For her first mainstage show as artistic director of Chanhassen Dinner Theatres, actor-turned-choreographer-turned-theater leader Tamara Kangas Erickson has chosen a classic American musical at the top of her bucket list — “Guys and Dolls.”
She hopes her staging of Frank Loesser’s 1950 musical about New York City gamblers and missionaries will signal where she hopes to take the nation’s largest dinner theater — a company that’s still reeling from the sudden death of her predecessor, Michael Brindisi, last February.
Brindisi led Chanhassen for 37 years with Kangas Erickson as his righthand partner and resident choreographer for over 20 of those years. She hopes to build on the legacy they created together.
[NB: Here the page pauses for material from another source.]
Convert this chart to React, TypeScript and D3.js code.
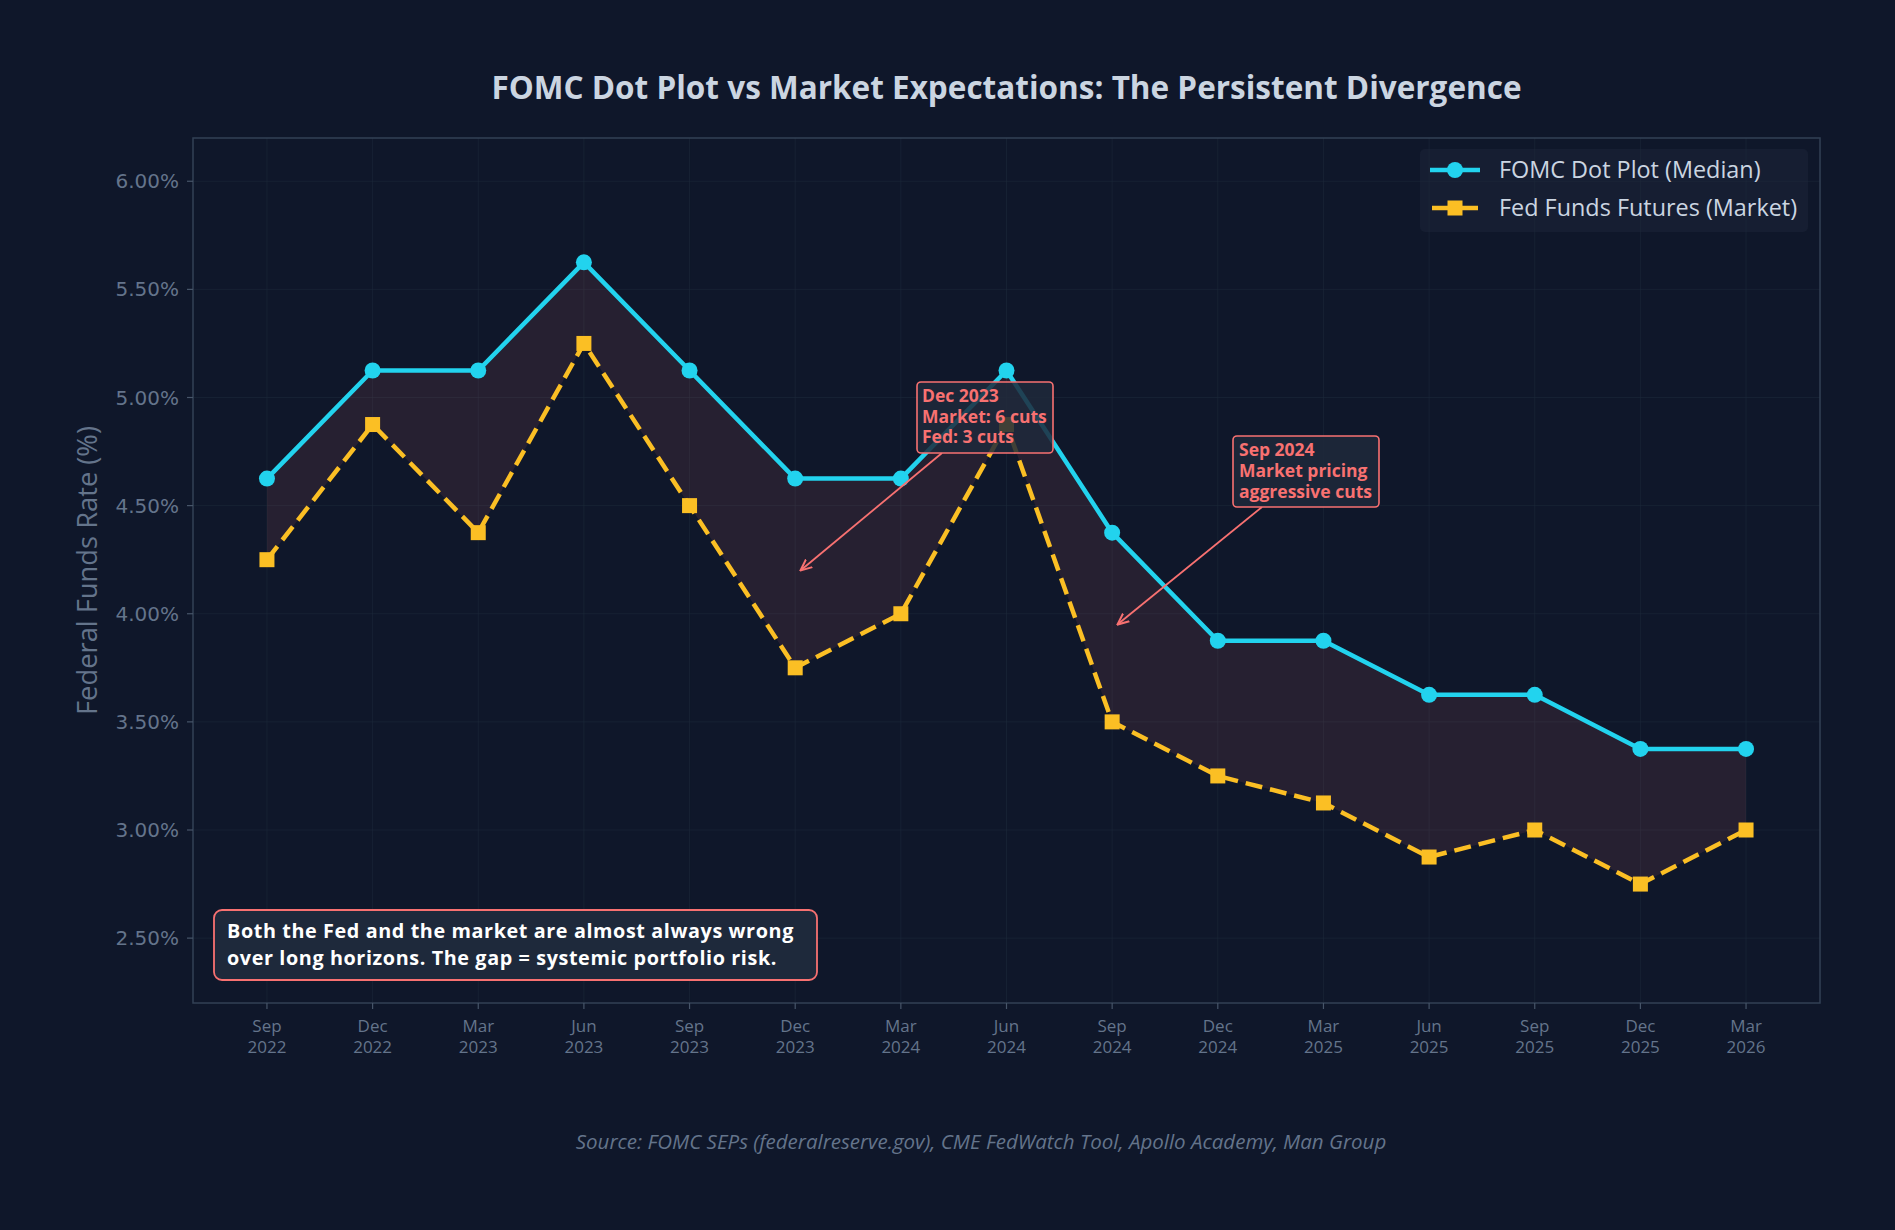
import React from "react";
import * as d3 from "d3";

// Meeting dates (x categories)
const months = ["Sep", "Dec", "Mar", "Jun", "Sep", "Dec", "Mar", "Jun", "Sep", "Dec", "Mar", "Jun", "Sep", "Dec", "Mar"];
const years = ["2022", "2022", "2023", "2023", "2023", "2023", "2024", "2024", "2024", "2024", "2025", "2025", "2025", "2025", "2026"];

// FOMC median projection and futures-implied rate (%)
const fomcMedian = [4.625, 5.125, 5.125, 5.625, 5.125, 4.625, 4.625, 5.125, 4.375, 3.875, 3.875, 3.625, 3.625, 3.375, 3.375];
const marketRate = [4.25, 4.875, 4.375, 5.25, 4.5, 3.75, 4.0, 4.875, 3.5, 3.25, 3.125, 2.875, 3.0, 2.75, 3.0];

const yTicks = [2.5, 3.0, 3.5, 4.0, 4.5, 5.0, 5.5, 6.0];

const seriesNames = ["FOMC Dot Plot (Median)", "Fed Funds Futures (Market)"];
const calloutDec = ["Dec 2023", "Market: 6 cuts", "Fed: 3 cuts"];
const calloutSep = ["Sep 2024", "Market pricing", "aggressive cuts"];
const footnoteLines = [
  "Both the Fed and the market are almost always wrong",
  "over long horizons. The gap = systemic portfolio risk.",
];

const W = 1895;
const H = 1230;
const M = { left: 193, right: 1820, top: 138, bottom: 1003 };

const BG = "#0f172a";
const CYAN = "#22d3ee";
const AMBER = "#fbbf24";
const CORAL = "#f87171";
const MUTED = "#64748b";
const FONT = "'Open Sans', 'Noto Sans', sans-serif";

export default function App() {
  const idx = d3.range(months.length);
  const x = d3.scaleLinear().domain([-0.7, 14.7]).range([M.left, M.right]);
  const y = d3.scaleLinear().domain([2.2, 6.2]).range([M.bottom, M.top]);

  const lineFomc = d3.line<number>().x((i) => x(i)).y((i) => y(fomcMedian[i]));
  const lineMkt = d3.line<number>().x((i) => x(i)).y((i) => y(marketRate[i]));
  const gapArea = d3
    .area<number>()
    .x((i) => x(i))
    .y0((i) => y(marketRate[i]))
    .y1((i) => y(fomcMedian[i]));

  const arrowDec = { tx: x(5.05), ty: y(4.2), sx: 942, sy: 453 };
  const arrowSep = { tx: x(8.05), ty: y(3.95), sx: 1262, sy: 507 };

  return (
    <div style={{ position: "absolute", left: 0, top: 0 }}>
      <svg width={W} height={H} style={{ display: "block", background: BG }}>
        <defs>
          <marker id="arrowHead" viewBox="0 0 10 10" refX="9" refY="5" markerWidth="7" markerHeight="7" orient="auto-start-reverse">
            <path d="M0,1 L9,5 L0,9" fill="none" stroke={CORAL} strokeWidth={1.6} />
          </marker>
        </defs>
        <rect x={0} y={0} width={W} height={H} fill={BG} />

        {/* grid */}
        <g>
          {yTicks.map((t) => (
            <line key={"gy" + t} x1={M.left} x2={M.right} y1={y(t)} y2={y(t)} stroke="#1e293b" strokeOpacity={0.55} strokeWidth={1} />
          ))}
          {idx.map((i) => (
            <line key={"gx" + i} x1={x(i)} x2={x(i)} y1={M.top} y2={M.bottom} stroke="#1e293b" strokeOpacity={0.55} strokeWidth={1} />
          ))}
        </g>

        {/* gap between projections */}
        <path d={gapArea(idx) || ""} fill={CORAL} fillOpacity={0.1} />

        {/* frame */}
        <rect x={M.left} y={M.top} width={M.right - M.left} height={M.bottom - M.top} fill="none" stroke="#334155" strokeWidth={1.5} />

        {/* y axis */}
        <g>
          {yTicks.map((t) => (
            <g key={"yt" + t}>
              <line x1={M.left - 6} x2={M.left} y1={y(t)} y2={y(t)} stroke="#475569" strokeWidth={1.2} />
              <text x={M.left - 14} y={y(t)} dy="0.35em" textAnchor="end" fontFamily="'DejaVu Sans', sans-serif" fontSize={20} fill={MUTED}>
                {d3.format(".2f")(t) + "%"}
              </text>
            </g>
          ))}
          <text
            transform={`translate(87,${(M.top + M.bottom) / 2}) rotate(-90)`}
            textAnchor="middle"
            dy="0.35em"
            fontFamily={FONT}
            fontSize={27.3}
            fill={MUTED}
          >
            Federal Funds Rate (%)
          </text>
        </g>

        {/* x axis */}
        <g>
          {idx.map((i) => (
            <g key={"xt" + i}>
              <line x1={x(i)} x2={x(i)} y1={M.bottom} y2={M.bottom + 6} stroke="#475569" strokeWidth={1.2} />
              <text x={x(i)} y={M.bottom + 29} textAnchor="middle" fontFamily={FONT} fontSize={17} fill={MUTED}>
                {months[i]}
              </text>
              <text x={x(i)} y={M.bottom + 50} textAnchor="middle" fontFamily={FONT} fontSize={17} fill={MUTED}>
                {years[i]}
              </text>
            </g>
          ))}
        </g>

        {/* series */}
        <path d={lineFomc(idx) || ""} fill="none" stroke={CYAN} strokeWidth={4.5} strokeLinejoin="round" />
        <path d={lineMkt(idx) || ""} fill="none" stroke={AMBER} strokeWidth={4.5} strokeDasharray="17,8" />
        {idx.map((i) => (
          <circle key={"c" + i} cx={x(i)} cy={y(fomcMedian[i])} r={8} fill={CYAN} />
        ))}
        {idx.map((i) => (
          <rect key={"s" + i} x={x(i) - 7.5} y={y(marketRate[i]) - 7.5} width={15} height={15} fill={AMBER} />
        ))}

        {/* callout: Dec 2023 */}
        <line x1={arrowDec.sx} y1={arrowDec.sy} x2={arrowDec.tx} y2={arrowDec.ty} stroke={CORAL} strokeWidth={1.8} markerEnd="url(#arrowHead)" />
        <rect x={917} y={382} width={136} height={71} rx={4} fill="#1e293b" fillOpacity={0.85} stroke={CORAL} strokeWidth={1.6} />
        {calloutDec.map((s, k) => (
          <text key={"cd" + k} x={922} y={396 + k * 20.5} dy="0.35em" fontFamily={FONT} fontWeight={700} fontSize={17.5} fill={CORAL}>
            {s}
          </text>
        ))}

        {/* callout: Sep 2024 */}
        <line x1={arrowSep.sx} y1={arrowSep.sy} x2={arrowSep.tx} y2={arrowSep.ty} stroke={CORAL} strokeWidth={1.8} markerEnd="url(#arrowHead)" />
        <rect x={1233} y={436} width={146} height={71} rx={4} fill="#1e293b" fillOpacity={0.85} stroke={CORAL} strokeWidth={1.6} />
        {calloutSep.map((s, k) => (
          <text key={"cs" + k} x={1239} y={450 + k * 20.8} dy="0.35em" fontFamily={FONT} fontWeight={700} fontSize={17.5} fill={CORAL}>
            {s}
          </text>
        ))}

        {/* legend */}
        <rect x={1420} y={149} width={388} height={83} rx={5} fill="#1e293b" fillOpacity={0.45} />
        <line x1={1430} x2={1480} y1={170} y2={170} stroke={CYAN} strokeWidth={4.5} />
        <circle cx={1455} cy={170} r={8} fill={CYAN} />
        <line x1={1432} x2={1478} y1={208} y2={208} stroke={AMBER} strokeWidth={4.5} />
        <rect x={1447.5} y={200.5} width={15} height={15} fill={AMBER} />
        {seriesNames.map((s, k) => (
          <text key={"lg" + k} x={1499} y={170 + k * 38} dy="0.35em" fontFamily={FONT} fontSize={23.4} fill="#cbd5e1">
            {s}
          </text>
        ))}

        {/* footnote box */}
        <rect x={214} y={910} width={603} height={70} rx={8} fill="#1e293b" stroke={CORAL} strokeWidth={1.8} />
        {footnoteLines.map((s, k) => (
          <text key={"fn" + k} x={227} y={931 + k * 27} dy="0.35em" fontFamily={FONT} fontWeight={700} fontSize={19.8} letterSpacing={0.6} fill="#ffffff">
            {s}
          </text>
        ))}

        {/* title */}
        <text x={(M.left + M.right) / 2} y={88} dy="0.35em" textAnchor="middle" fontFamily={FONT} fontWeight={700} fontSize={31.5} fill="#cbd5e1">
          FOMC Dot Plot vs Market Expectations: The Persistent Divergence
        </text>

        {/* source */}
        <text x={981} y={1142} dy="0.35em" textAnchor="middle" fontFamily={FONT} fontStyle="italic" fontSize={20.5} fill={MUTED}>
          Source: FOMC SEPs (federalreserve.gov), CME FedWatch Tool, Apollo Academy, Man Group
        </text>
      </svg>
    </div>
  );
}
“We’re going to find the heart in these characters and stories,” Kangas Erickson said. “At the same time, I’m coming at it from dance and with a love for fashion, so it might look a little different.”
Romanticized New York
Chanhassen is rare among the biggest Twin Cities companies in that it is a commercial (versus nonprofit) entity relying entirely on sales. Its 300-plus employees cannot rely on grants or donations as part of its business model. That puts a lot of pressure on each mainstage show.
Based on Damon Runyon’s short stories, “Guys and Dolls” revolves around underworld characters such as gambler Sky Masterson, hustler Nathan Detroit, Miss Adelaide, a nightclub dancer at the Hot Box, and missionary Sarah Brown.
The show takes place in highly romanticized New York environs, including a sewer. That setting has been a draw for Kangas Erickson, who worked in the fashion world in New York at Ralph Lauren for a spell and loves to visit the Big Apple.